_Recorded data_
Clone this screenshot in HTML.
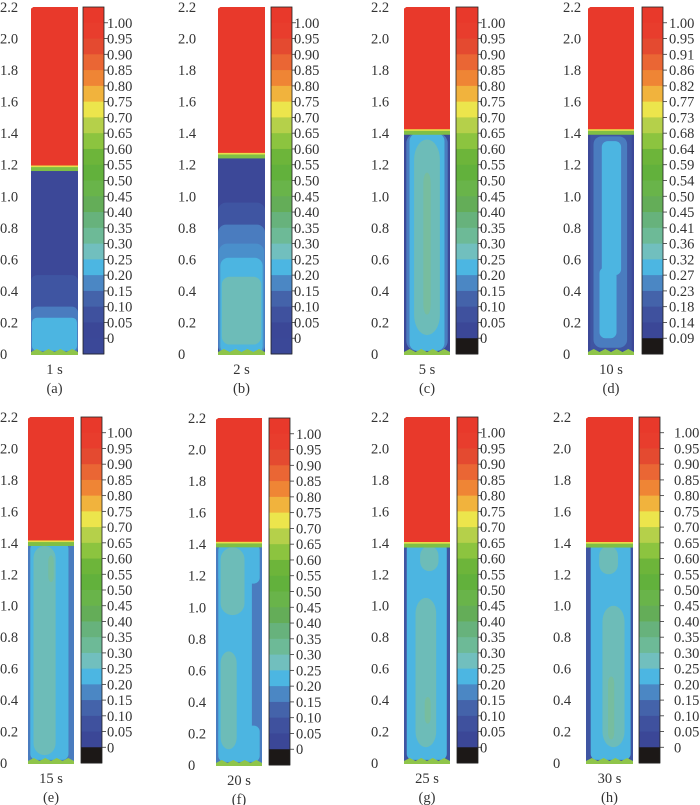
<!DOCTYPE html>
<html><head><meta charset="utf-8"><style>
html,body{margin:0;padding:0;background:#fff;}
svg{display:block;font-family:"Liberation Serif",serif;}
</style></head><body>
<svg id="fig" width="700" height="805" viewBox="0 0 700 805"></svg>
<script>
// ---- data ----
const captions = ["1 s","2 s","5 s","10 s","15 s","20 s","25 s","30 s"];
const letters = ["(a)","(b)","(c)","(d)","(e)","(f)","(g)","(h)"];
const interfaceHeights = [1.19, 1.27, 1.42, 1.42, 1.41, 1.41, 1.40, 1.40];
const yTicks = [0,0.2,0.4,0.6,0.8,1.0,1.2,1.4,1.6,1.8,2.0,2.2];
const cbLabelsStd = ["1.00","0.95","0.90","0.85","0.80","0.75","0.70","0.65","0.60","0.55","0.50","0.45","0.40","0.35","0.30","0.25","0.20","0.15","0.10","0.05","0"];
const cbLabelsD = ["1.00","0.95","0.91","0.86","0.82","0.77","0.73","0.68","0.64","0.59","0.54","0.50","0.45","0.41","0.36","0.32","0.27","0.23","0.18","0.14","0.09"];
const hasBlack = [false,false,true,true,true,true,true,true];
const cbColors = ["#e8392b","#e83d2d","#e44a30","#ea6634","#ef8535","#f1b33d","#ece54c","#b5d04a","#8cc43f","#6db53a","#62b13c","#69b44a","#64ad58","#67b27c","#6dba97","#71bfbe","#4cb6e2","#4b87c4","#4463aa","#3f519e","#3b4797","#3b4898"];
// panel layouts (pixels)
const layout = [
 {lx:0,cx:31,cw:47,bx:83,bw:21,top:7,bot:354,tl:107},
 {lx:178,cx:218,cw:47,bx:271,bw:21,top:7,bot:354,tl:294},
 {lx:371,cx:404,cw:46,bx:456,bw:22,top:7,bot:354,tl:480},
 {lx:563,cx:588,cw:46,bx:642,bw:21,top:7,bot:354,tl:669},
 {lx:0,cx:28,cw:46,bx:81,bw:21,top:417,bot:763,tl:107},
 {lx:188,cx:216,cw:46,bx:269,bw:21,top:418,bot:765,tl:296},
 {lx:371,cx:404,cw:46,bx:457,bw:21,top:417,bot:763,tl:480},
 {lx:553,cx:586,cw:47,bx:639,bw:21,top:417,bot:763,tl:674}
];
const C = {dark:"#3c4898",dark2:"#3f55a2",blue:"#4a7cbf",blue2:"#4a8fcb",cyan:"#4cb5e1",teal:"#6dbcb8",tealg:"#77bd9f",green:"#8fc54a",yel:"#e7df4a",red:"#e8392b"};
// field regions per panel: [color, x0frac, x1frac, y0 (m), y1 (m), roundness]
const fields = [
 [["dark",0,1,0,1.17,0],["dark2",0,1,0,0.5,6],["blue",0,1,0,0.3,6],["cyan",0.02,0.98,0.02,0.23,5]],
 [["dark",0,1,0,1.25,0],["dark2",0,1,0,0.96,8],["blue",0,1,0,0.82,8],["blue2",0.02,0.98,0,0.7,8],["cyan",0.05,0.95,0,0.61,8],["teal",0.08,0.92,0.06,0.49,8]],
 [["dark",0,1,0,1.40,0],["blue",0.05,0.95,0.02,1.40,10],["cyan",0.12,0.88,0.02,1.40,8],["teal",0.22,0.78,0.12,1.36,20],["tealg",0.42,0.58,0.25,1.15,10]],
 [["dark",0,1,0,1.40,0],["dark2",0.05,0.95,0.02,1.40,0],["blue",0.12,0.85,0.04,1.38,8],["cyan",0.3,0.72,0.5,1.35,6],["cyan",0.25,0.62,0.1,0.55,6]],
 [["blue",0,1,0,1.40,0],["cyan",0.05,0.88,0.02,1.40,6],["teal",0.12,0.6,0.05,1.38,12],["tealg",0.44,0.56,1.15,1.32,6]],
 [["blue",0,1,0,1.40,0],["cyan",0.05,0.78,0.02,1.40,10],["cyan",0.05,0.95,0.02,0.25,6],["cyan",0.05,0.95,1.15,1.40,6],["teal",0.1,0.45,0.1,0.72,12],["teal",0.1,0.62,0.95,1.38,12]],
 [["dark2",0,1,0,1.40,0],["cyan",0.06,0.93,0.02,1.40,6],["teal",0.25,0.7,0.1,1.05,16],["teal",0.35,0.75,1.22,1.38,10],["tealg",0.45,0.58,0.25,0.42,6]],
 [["dark2",0,1,0,1.40,0],["cyan",0.1,0.95,0.02,1.40,6],["teal",0.35,0.82,0.1,1.0,16],["teal",0.28,0.68,1.2,1.38,10],["tealg",0.47,0.6,0.15,0.55,6]]
];
// ---- drawing ----
const NS="http://www.w3.org/2000/svg";
const svg=document.getElementById('fig');
const FS=14.5;
function mk(tag,attrs,parent){const e=document.createElementNS(NS,tag);for(const k in attrs)e.setAttribute(k,attrs[k]);(parent||svg).appendChild(e);return e;}
layout.forEach((L,i)=>{
  const g=mk('g',{});
  
  
  const ys=v=>L.top+(2.2-v)*(L.bot-L.top)/2.2;
  const xs=f=>L.cx+f*L.cw;
  yTicks.forEach(t=>{
    const tx=mk('text',{x:L.lx,y:ys(t)+5,'font-size':FS,fill:'#333'},g);
    tx.textContent=(t===0?'0':t.toFixed(1));
    
    
  });
  fields[i].forEach(f=>{
    const r=mk('rect',{x:xs(f[1]),y:ys(f[4]),width:xs(f[2])-xs(f[1]),height:ys(f[3])-ys(f[4]),rx:f[5],fill:C[f[0]]},g);
    
    
  });
  const h=interfaceHeights[i];
  const ib=mk('rect',{x:xs(0),y:ys(h),width:L.cw,height:ys(h-0.03)-ys(h),fill:'#7fbf45'},g);
  
  
  const gr=mk('path',{d:`M${xs(0)} ${ys(2.19)} L${xs(0.05)} ${ys(2.2)} L${xs(1)} ${ys(2.2)} L${xs(1)} ${ys(h)} L${xs(0)} ${ys(h)} Z`,fill:C.red},g);
  
  
  mk('rect',{x:xs(0),y:ys(h)-0.8,width:L.cw,height:1.6,fill:C.yel},g);
  let d=`M${xs(0)} ${ys(0)}`;
  for(let k=0;k<=8;k++){d+=` L${xs(k/8)} ${ys(0)-(k%2?5:2)}`;}
  d+=` L${xs(1)} ${ys(0)+1} L${xs(0)} ${ys(0)+1} Z`;
  const bw=mk('path',{d:d,fill:C.green},g);
  
  
  const cb=mk('g',{},g);
  
  
  const n=cbColors.length, bh=(L.bot-L.top)/n;
  cbColors.forEach((c,k)=>{
    let col=c; if(k===n-1&&hasBlack[i]) col='#1c1817';
    mk('rect',{x:L.bx,y:L.top+k*bh,width:L.bw,height:bh+0.5,fill:col},cb);
  });
  mk('rect',{x:L.bx,y:L.top,width:L.bw,height:L.bot-L.top,fill:'none',stroke:'#222','stroke-width':0.8},cb);
  const labs=(i===3?cbLabelsD:cbLabelsStd);
  labs.forEach((s,k)=>{
    const yy=L.top+(k+1)*bh;
    mk('line',{x1:L.bx+L.bw,x2:L.bx+L.bw+4,y1:yy,y2:yy,stroke:'#333','stroke-width':0.8},cb);
    const t=mk('text',{x:L.tl,y:yy+5,'font-size':FS,fill:'#333'},cb);
    t.textContent=s;
    
    
  });
  const cxm=L.cx+L.cw/2;
  const t1=mk('text',{x:cxm,y:L.bot+20,'font-size':FS,'text-anchor':'middle',fill:'#333'},g);
  t1.textContent=captions[i];
  
  
  const t2=mk('text',{x:cxm,y:L.bot+39,'font-size':FS,'text-anchor':'middle',fill:'#333'},g);
  t2.textContent=letters[i];
  
  
});
</script>
</body></html>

_Directive_
Leave the images out, please, and restate each line word for word.

_Exercise output_
Clone this screenshot in HTML.
<!DOCTYPE html>
<html><head><meta charset="utf-8"><style>
html,body{margin:0;padding:0;background:#fff;}
svg{display:block;font-family:"Liberation Serif",serif;}
</style></head><body>
<svg id="fig" width="700" height="805" viewBox="0 0 700 805"></svg>
<script>
// ---- data ----
const captions = ["1 s","2 s","5 s","10 s","15 s","20 s","25 s","30 s"];
const letters = ["(a)","(b)","(c)","(d)","(e)","(f)","(g)","(h)"];
const interfaceHeights = [1.19, 1.27, 1.42, 1.42, 1.41, 1.41, 1.40, 1.40];
const yTicks = [0,0.2,0.4,0.6,0.8,1.0,1.2,1.4,1.6,1.8,2.0,2.2];
const cbLabelsStd = ["1.00","0.95","0.90","0.85","0.80","0.75","0.70","0.65","0.60","0.55","0.50","0.45","0.40","0.35","0.30","0.25","0.20","0.15","0.10","0.05","0"];
const cbLabelsD = ["1.00","0.95","0.91","0.86","0.82","0.77","0.73","0.68","0.64","0.59","0.54","0.50","0.45","0.41","0.36","0.32","0.27","0.23","0.18","0.14","0.09"];
const hasBlack = [false,false,true,true,true,true,true,true];
const cbColors = ["#e8392b","#e83d2d","#e44a30","#ea6634","#ef8535","#f1b33d","#ece54c","#b5d04a","#8cc43f","#6db53a","#62b13c","#69b44a","#64ad58","#67b27c","#6dba97","#71bfbe","#4cb6e2","#4b87c4","#4463aa","#3f519e","#3b4797","#3b4898"];
// panel layouts (pixels)
const layout = [
 {lx:0,cx:31,cw:47,bx:83,bw:21,top:7,bot:354,tl:107},
 {lx:178,cx:218,cw:47,bx:271,bw:21,top:7,bot:354,tl:294},
 {lx:371,cx:404,cw:46,bx:456,bw:22,top:7,bot:354,tl:480},
 {lx:563,cx:588,cw:46,bx:642,bw:21,top:7,bot:354,tl:669},
 {lx:0,cx:28,cw:46,bx:81,bw:21,top:417,bot:763,tl:107},
 {lx:188,cx:216,cw:46,bx:269,bw:21,top:418,bot:765,tl:296},
 {lx:371,cx:404,cw:46,bx:457,bw:21,top:417,bot:763,tl:480},
 {lx:553,cx:586,cw:47,bx:639,bw:21,top:417,bot:763,tl:674}
];
const C = {dark:"#3c4898",dark2:"#3f55a2",blue:"#4a7cbf",blue2:"#4a8fcb",cyan:"#4cb5e1",teal:"#6dbcb8",tealg:"#77bd9f",green:"#8fc54a",yel:"#e7df4a",red:"#e8392b"};
// field regions per panel: [color, x0frac, x1frac, y0 (m), y1 (m), roundness]
const fields = [
 [["dark",0,1,0,1.17,0],["dark2",0,1,0,0.5,6],["blue",0,1,0,0.3,6],["cyan",0.02,0.98,0.02,0.23,5]],
 [["dark",0,1,0,1.25,0],["dark2",0,1,0,0.96,8],["blue",0,1,0,0.82,8],["blue2",0.02,0.98,0,0.7,8],["cyan",0.05,0.95,0,0.61,8],["teal",0.08,0.92,0.06,0.49,8]],
 [["dark",0,1,0,1.40,0],["blue",0.05,0.95,0.02,1.40,10],["cyan",0.12,0.88,0.02,1.40,8],["teal",0.22,0.78,0.12,1.36,20],["tealg",0.42,0.58,0.25,1.15,10]],
 [["dark",0,1,0,1.40,0],["dark2",0.05,0.95,0.02,1.40,0],["blue",0.12,0.85,0.04,1.38,8],["cyan",0.3,0.72,0.5,1.35,6],["cyan",0.25,0.62,0.1,0.55,6]],
 [["blue",0,1,0,1.40,0],["cyan",0.05,0.88,0.02,1.40,6],["teal",0.12,0.6,0.05,1.38,12],["tealg",0.44,0.56,1.15,1.32,6]],
 [["blue",0,1,0,1.40,0],["cyan",0.05,0.78,0.02,1.40,10],["cyan",0.05,0.95,0.02,0.25,6],["cyan",0.05,0.95,1.15,1.40,6],["teal",0.1,0.45,0.1,0.72,12],["teal",0.1,0.62,0.95,1.38,12]],
 [["dark2",0,1,0,1.40,0],["cyan",0.06,0.93,0.02,1.40,6],["teal",0.25,0.7,0.1,1.05,16],["teal",0.35,0.75,1.22,1.38,10],["tealg",0.45,0.58,0.25,0.42,6]],
 [["dark2",0,1,0,1.40,0],["cyan",0.1,0.95,0.02,1.40,6],["teal",0.35,0.82,0.1,1.0,16],["teal",0.28,0.68,1.2,1.38,10],["tealg",0.47,0.6,0.15,0.55,6]]
];
// ---- drawing ----
const NS="http://www.w3.org/2000/svg";
const svg=document.getElementById('fig');
const FS=14.5;
function mk(tag,attrs,parent){const e=document.createElementNS(NS,tag);for(const k in attrs)e.setAttribute(k,attrs[k]);(parent||svg).appendChild(e);return e;}
layout.forEach((L,i)=>{
  const g=mk('g',{});
  
  
  const ys=v=>L.top+(2.2-v)*(L.bot-L.top)/2.2;
  const xs=f=>L.cx+f*L.cw;
  yTicks.forEach(t=>{
    const tx=mk('text',{x:L.lx,y:ys(t)+5,'font-size':FS,fill:'#333'},g);
    tx.textContent=(t===0?'0':t.toFixed(1));
    
    
  });
  fields[i].forEach(f=>{
    const r=mk('rect',{x:xs(f[1]),y:ys(f[4]),width:xs(f[2])-xs(f[1]),height:ys(f[3])-ys(f[4]),rx:f[5],fill:C[f[0]]},g);
    
    
  });
  const h=interfaceHeights[i];
  const ib=mk('rect',{x:xs(0),y:ys(h),width:L.cw,height:ys(h-0.03)-ys(h),fill:'#7fbf45'},g);
  
  
  const gr=mk('path',{d:`M${xs(0)} ${ys(2.19)} L${xs(0.05)} ${ys(2.2)} L${xs(1)} ${ys(2.2)} L${xs(1)} ${ys(h)} L${xs(0)} ${ys(h)} Z`,fill:C.red},g);
  
  
  mk('rect',{x:xs(0),y:ys(h)-0.8,width:L.cw,height:1.6,fill:C.yel},g);
  let d=`M${xs(0)} ${ys(0)}`;
  for(let k=0;k<=8;k++){d+=` L${xs(k/8)} ${ys(0)-(k%2?5:2)}`;}
  d+=` L${xs(1)} ${ys(0)+1} L${xs(0)} ${ys(0)+1} Z`;
  const bw=mk('path',{d:d,fill:C.green},g);
  
  
  const cb=mk('g',{},g);
  
  
  const n=cbColors.length, bh=(L.bot-L.top)/n;
  cbColors.forEach((c,k)=>{
    let col=c; if(k===n-1&&hasBlack[i]) col='#1c1817';
    mk('rect',{x:L.bx,y:L.top+k*bh,width:L.bw,height:bh+0.5,fill:col},cb);
  });
  mk('rect',{x:L.bx,y:L.top,width:L.bw,height:L.bot-L.top,fill:'none',stroke:'#222','stroke-width':0.8},cb);
  const labs=(i===3?cbLabelsD:cbLabelsStd);
  labs.forEach((s,k)=>{
    const yy=L.top+(k+1)*bh;
    mk('line',{x1:L.bx+L.bw,x2:L.bx+L.bw+4,y1:yy,y2:yy,stroke:'#333','stroke-width':0.8},cb);
    const t=mk('text',{x:L.tl,y:yy+5,'font-size':FS,fill:'#333'},cb);
    t.textContent=s;
    
    
  });
  const cxm=L.cx+L.cw/2;
  const t1=mk('text',{x:cxm,y:L.bot+20,'font-size':FS,'text-anchor':'middle',fill:'#333'},g);
  t1.textContent=captions[i];
  
  
  const t2=mk('text',{x:cxm,y:L.bot+39,'font-size':FS,'text-anchor':'middle',fill:'#333'},g);
  t2.textContent=letters[i];
  
  
});
</script>
</body></html>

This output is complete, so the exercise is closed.